After a week of arguing politics and religion with my ultra conservative yet oddly welcoming family, I found the mention of Chester Brown’s new graphic novel particularly interesting. It appeared on my Twitter feed and I read a few short articles about it. It’s called Mary Wept Over Jesus’ Feet and it’s look at biblical texts from the perspective of a religious historian. It appears to challenge quite a few mainstream assumptions, most intriguingly the one where Jesus’ feet were his actual feet, not his cock. Jesus spent his time among people such as I, preaching ‘why can’t we all just stop killing each other?’ I, personally resonate with the story of Christ’s life and with much of the biblical wisdom set side-by-side with racism and mysogyny; an alternative look at the biblical stories would be both interesting and refreshing. Hint to a certain tome manager ;-P
My recent socializing with my family brought back all sorts of memories and feelings from when I was growing up. I once again feel incredibly fortunate to be accepted by my family, at least the ones that matter, despite my opposing viewpoints. My mother and I, in fact, enjoy rousing discussions with one another, always learning from each other and ending every disagreement with a reinforcement of our love and respect for each other. I sometimes feel bad for everyone else watching because my mother is very well read and self educated and I am very quick to leap from idea to idea so our dialogue is constantly evolving, staying on an idea long enough to explain it but moving faster than many of my family members can follow. I also love that she absorbs ideas and lets them churn over time so she will revisit something we talked about six months ago and have new insights to share.

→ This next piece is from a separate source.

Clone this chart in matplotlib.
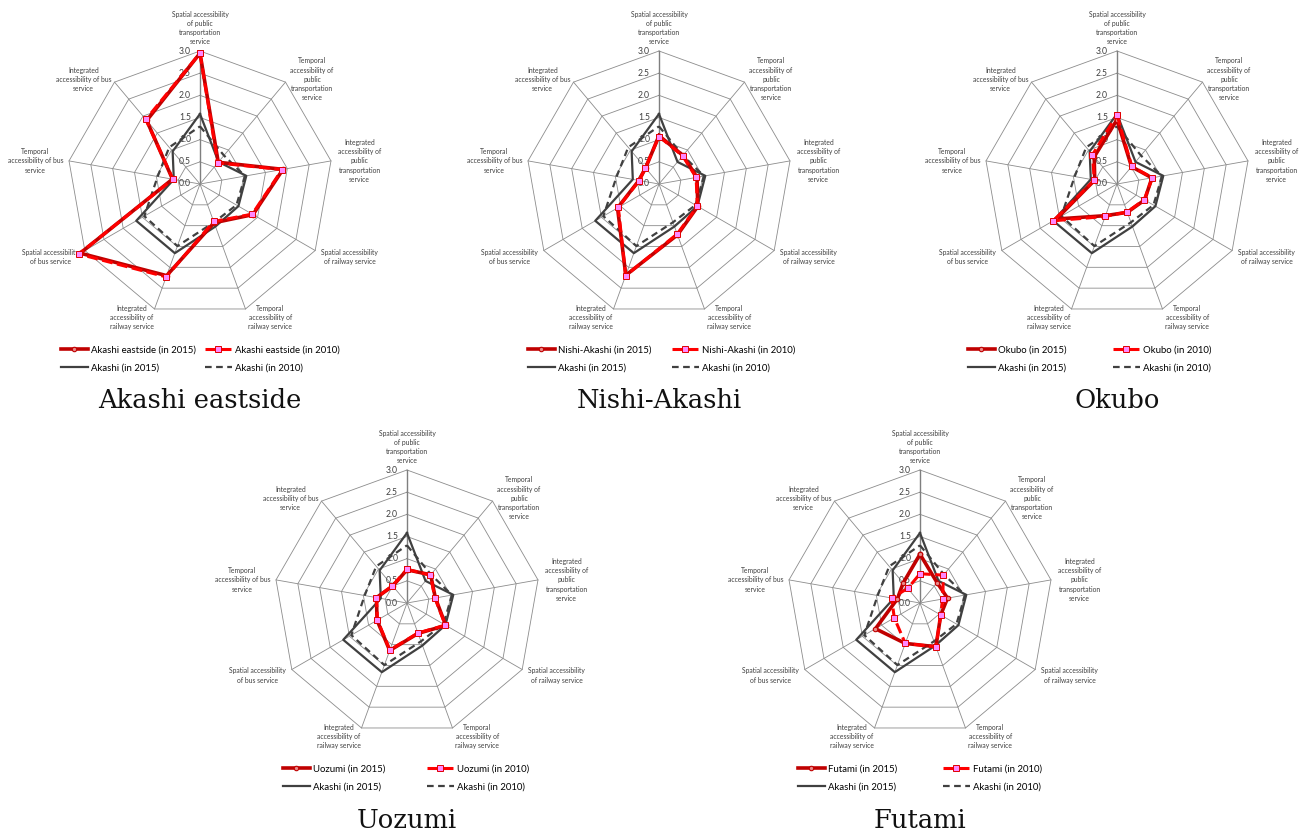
import numpy as np
import matplotlib.pyplot as plt
from matplotlib.lines import Line2D

categories = ["Spatial accessibility\nof public\ntransportation\nservice",
              "Temporal\naccessibility of\npublic\ntransportation\nservice",
              "Integrated\naccessibility of\npublic\ntransportation\nservice",
              "Spatial accessibility\nof railway service",
              "Temporal\naccessibility of\nrailway service",
              "Integrated\naccessibility of\nrailway service",
              "Spatial accessibility\nof bus service",
              "Temporal\naccessibility of bus\nservice",
              "Integrated\naccessibility of bus\nservice"]
ticks = [0.0, 0.5, 1.0, 1.5, 2.0, 2.5, 3.0]

akashi_2015 = [1.58, 0.65, 1.06, 1.0, 1.02, 1.66, 1.66, 0.6, 0.96]
akashi_2010 = [1.3, 0.84, 1.03, 0.95, 0.92, 1.49, 1.45, 0.97, 1.08]

districts = ["Akashi eastside", "Nishi-Akashi", "Okubo", "Uozumi", "Futami"]
eastside_2015 = [2.95, 0.64, 1.9, 1.38, 0.93, 2.2, 3.12, 0.63, 1.87]
eastside_2010 = [2.95, 0.62, 1.88, 1.36, 0.9, 2.23, 3.16, 0.62, 1.9]
nishi_2015 = [1.09, 0.84, 0.87, 1.01, 1.22, 2.19, 1.08, 0.46, 0.47]
nishi_2010 = [1.07, 0.83, 0.85, 1.0, 1.2, 2.2, 1.06, 0.45, 0.48]
okubo_2015 = [1.45, 0.51, 0.8, 0.72, 0.68, 0.76, 1.58, 0.51, 0.8]
okubo_2010 = [1.56, 0.52, 0.81, 0.71, 0.67, 0.78, 1.66, 0.52, 0.86]
uozumi_2015 = [0.75, 0.83, 0.65, 1.01, 0.73, 1.14, 0.78, 0.7, 0.5]
uozumi_2010 = [0.76, 0.82, 0.64, 1.0, 0.72, 1.13, 0.77, 0.7, 0.51]
futami_2015 = [1.1, 0.6, 0.63, 0.54, 1.05, 0.97, 1.16, 0.52, 0.59]
futami_2010 = [0.66, 0.82, 0.52, 0.54, 1.05, 0.97, 0.67, 0.65, 0.43]

series_2015 = [eastside_2015, nishi_2015, okubo_2015, uozumi_2015, futami_2015]
series_2010 = [eastside_2010, nishi_2010, okubo_2010, uozumi_2010, futami_2010]

W, H = 1305, 834
R = 133  # px of radius 3.0
centers = [(200, 184), (659, 184), (1117, 184), (407, 603), (920, 603)]
leg_x = [(-139, 5), (-131, 13), (-149, -4), (-124, 20), (-122, 23)]

# label placement: (ha, va, dx px, dy px up)
lab_pos = [("center", "bottom", 0, 6), ("left", "center", 5, 3), ("left", "center", 7, 0),
           ("left", "top", 6, 2), ("left", "top", 3, 4), ("right", "top", -1, 4),
           ("right", "top", -6, 2), ("right", "center", -6, 0), ("right", "center", -3, 3)]

SANS = "Lato"
RED15 = "#c00000"
RED10 = "#ff0000"
GREY = "#404040"

fig = plt.figure(figsize=(W / 100, H / 100), dpi=100)

theta = np.deg2rad(np.arange(len(categories)) * 40.0)
tc = np.append(theta, theta[0])


def close(v):
    return np.append(v, v[0])


for i, name in enumerate(districts):
    cx, cy = centers[i]
    ax = fig.add_axes([(cx - R) / W, (H - cy - R) / H, 2 * R / W, 2 * R / H], projection="polar")
    ax.set_theta_zero_location("N")
    ax.set_theta_direction(-1)
    ax.set_xticks([])
    ax.set_yticks([])
    ax.grid(False)
    ax.spines["polar"].set_visible(False)

    # polygon grid
    for r in ticks[1:]:
        ax.plot(tc, [r] * len(tc), color="#8c8c8c", lw=0.6, zorder=1, clip_on=False)
    for k, t in enumerate(theta):
        ax.plot([t, t], [0, 3.0], color="#7f7f7f" if k == 0 else "#8c8c8c",
                lw=1.0 if k == 0 else 0.6, zorder=1, clip_on=False)
    for r in ticks:
        ax.annotate("%.1f" % r, xy=(0, r), xytext=(-6.5, 0), textcoords="offset points",
                    ha="right", va="center", fontsize=6.2, family=SANS, color="#404040")
    for k, t in enumerate(theta):
        ha, va, dx, dy = lab_pos[k]
        ax.annotate(categories[k], xy=(t, 3.0), xytext=(dx * 0.72, dy * 0.72),
                    textcoords="offset points", ha=ha, va=va, multialignment="center",
                    fontsize=4.9, family=SANS, color="#404040", linespacing=1.35)

    ax.plot(tc, close(akashi_2015), color=GREY, lw=1.6, zorder=3, clip_on=False)
    ax.plot(tc, close(akashi_2010), color=GREY, lw=1.6, ls=(0, (3, 2)), zorder=3, clip_on=False)
    ax.plot(tc, close(series_2015[i]), color=RED15, lw=2.6, marker="o", ms=3.2,
            mfc="#e88a8a", mec=RED15, mew=0.8, zorder=4, clip_on=False)
    ax.plot(tc, close(series_2010[i]), color=RED10, lw=2.2, ls=(0, (3.5, 1.5)), marker="s", ms=4.2,
            mfc="#ff88ff", mec="#e00000", mew=0.7, zorder=5, clip_on=False)
    ax.set_ylim(0, 3.0)

    h15 = Line2D([], [], color=RED15, lw=2.6, marker="o", ms=3.2, mfc="#e88a8a", mec=RED15, mew=0.8)
    h10 = Line2D([], [], color=RED10, lw=2.2, ls=(0, (3.5, 1.5)), marker="s", ms=4.2,
                 mfc="#ff88ff", mec="#e00000", mew=0.7)
    hak15 = Line2D([], [], color=GREY, lw=1.6)
    hak10 = Line2D([], [], color=GREY, lw=1.6, ls=(0, (3, 2)))
    ymid = 1 - (cy + 175) / H
    kw = dict(loc="center left", frameon=False, borderpad=0, borderaxespad=0, handlelength=2.8,
              handletextpad=0.3, labelspacing=1.0, numpoints=1, prop={"family": SANS, "size": 6.9})
    fig.legend([h15, hak15], [name + " (in 2015)", "Akashi (in 2015)"],
               bbox_to_anchor=((cx + leg_x[i][0]) / W, ymid), **kw)
    fig.legend([h10, hak10], [name + " (in 2010)", "Akashi (in 2010)"],
               bbox_to_anchor=((cx + leg_x[i][1]) / W, ymid), **kw)

    fig.text(cx / W, 1 - (cy + 217) / H, name, ha="center", va="center",
             family="DejaVu Serif", fontsize=18.5, color="#111111")

fig.savefig("out.png", dpi=100, facecolor="white")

That perception is also dangerous; she knows me so well that she strongly suspects the true nature of my work. I wish I could invite her to see it from my perspective, to acknowledge the healing and meaning I often find and give in my work but to her she sees only destruction, deceit, shame, and the slow surrendering of my soul.
I’m. Not sure why I’m sharing this. It’s quite personal and if she read this… Hi, Mom. I hope you read the rest of my blog, too, and I hope it opens your eyes to my world. My beautiful, weird world full of adoration, kindness, authenticity, joy, anger (at laws keeping me from doing good while doing well), and fear (that I will be found out and all I’ve worked for will be lost.)